Question: The pressure p, volume V and temperature T for a certain gas are related by \(p= \dfrac {AT-B{T}^{2}...

Question

The pressure p, volume V and temperature T for a certain gas are related by $p= \dfrac {AT-B{T}^{2}}{V}$ , where A and B are constants. The work done by the gas when the temperature changes from ${T}_{1}$ to ${T}_{2}$ while the pressure remains constant, is given by:
$A. A\left( { T }_{ 2 }-{ T }_{ 1 } \right) -B\left( { T }_{ 2 }^{ 2 }-{ T }_{ 1 }^{ 2 } \right)$
$B. \dfrac { A\left( { T }_{ 2 }-{ T }_{ 1 } \right) }{ { V }_{ 2 }-{ V }_{ 1 } } -\dfrac { B\left( { T }_{ 2 }^{ 2 }-{ T }_{ 1 }^{ 2 } \right) }{ { V }_{ 2 }-{ V }_{ 1 } }$
$C. A\left( { T }_{ 2 }-{ T }_{ 1 } \right) -\dfrac {B}{2}\left( { T }_{ 2 }^{ 2 }-{ T }_{ 1 }^{ 2 } \right)$
$D. \dfrac {A \left({T}_{2}-{T}_{1}^{2} \right)}{{V}_{2}-{V}_{1}}$

Answer 1

Solution

This problem can be solved using the concept of thermodynamics. Equation for pressure is given. Rearrange the equation and obtain an expression for pressure and volume. Then, differentiate the obtained equation with respect to T. We know, work done by a gas at constant pressure is given by $W= \int { pdV }$ . Substitute the equation in this formula and then integrate it from ${T}_{1}$ to ${T}_{2}$ . Evaluate it and obtain an expression for work done by the gas.

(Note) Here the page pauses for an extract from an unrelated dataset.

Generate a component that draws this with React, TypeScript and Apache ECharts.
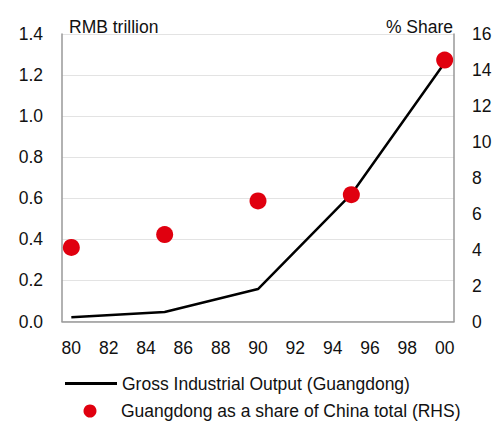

Complete step-by-step solution:
The pressure is given as,
$p= \dfrac {AT-B{T}^{2}}{V}$ …(1)
Where,
p is the pressure
A and B are constants
T is the temperature
V is the volume

Rearranging equation. (1) we get,
$pV= AT- B{T}^{2}$

Differentiating above equation with respect to T keeping pressure constant we get,
$p\dfrac { dV }{ dT } =A-2BT$
$\Rightarrow pdV= AdT-2BTdT$ …(2)

We know, work done by a gas at constant pressure is given by,
$W= \int { pdV }$

Substituting equation. (2) in above equation we get,
$W= \int { AdT-2BTdT}$

Integrating above equation from ${T}_{1}$ to ${T}_{2}$ we get,
$W= \int _{ { T }_{ 1 } }^{ { T }_{ 2 } }{ AdT-2BTdT }$
$\Rightarrow W= A\int _{ { T }_{ 1 } }^{ { T }_{ 2 } }{ dT-2B\int _{ { T }_{ 1 } }^{ { T }_{ 2 } }{ TdT } }$
$\Rightarrow W= A\int _{ { T }_{ 1 } }^{ { T }_{ 2 } }{ T-2B\int _{ { T }_{ 1 } }^{ { T }_{ 2 } }{ \dfrac { { T }^{ 2 } }{ 2 } } }$
$\Rightarrow W= A\int _{ { T }_{ 1 } }^{ { T }_{ 2 } }{ T-B\int _{ { T }_{ 1 } }^{ { T }_{ 2 } }{ { T }^{ 2 } } }$
$\Rightarrow W= A\left( { T }_{ 2 }-{ T }_{ 1 } \right) -B\left( { T }_{ 2 }^{ 2 }-{ T }_{ 1 }^{ 2 } \right)$
Thus, the work done by the gas is $A\left( { T }_{ 2 }-{ T }_{ 1 } \right) -B\left( { T }_{ 2 }^{ 2 }-{ T }_{ 1 }^{ 2 } \right)$ .

So, the correct answer is option A i.e. $A\left( { T }_{ 2 }-{ T }_{ 1 } \right) -B\left( { T }_{ 2 }^{ 2 }-{ T }_{ 1 }^{ 2 } \right)$ .

Note:
To solve these types of questions, students must be clear with the concepts of thermodynamics. Here, in this question, the pressure was kept constant, thus we got an expression for work done by the gas. If instead of pressure, volume was kept constant then we could have directly written the work done by the gas as zero. So, students must be aware of these concepts.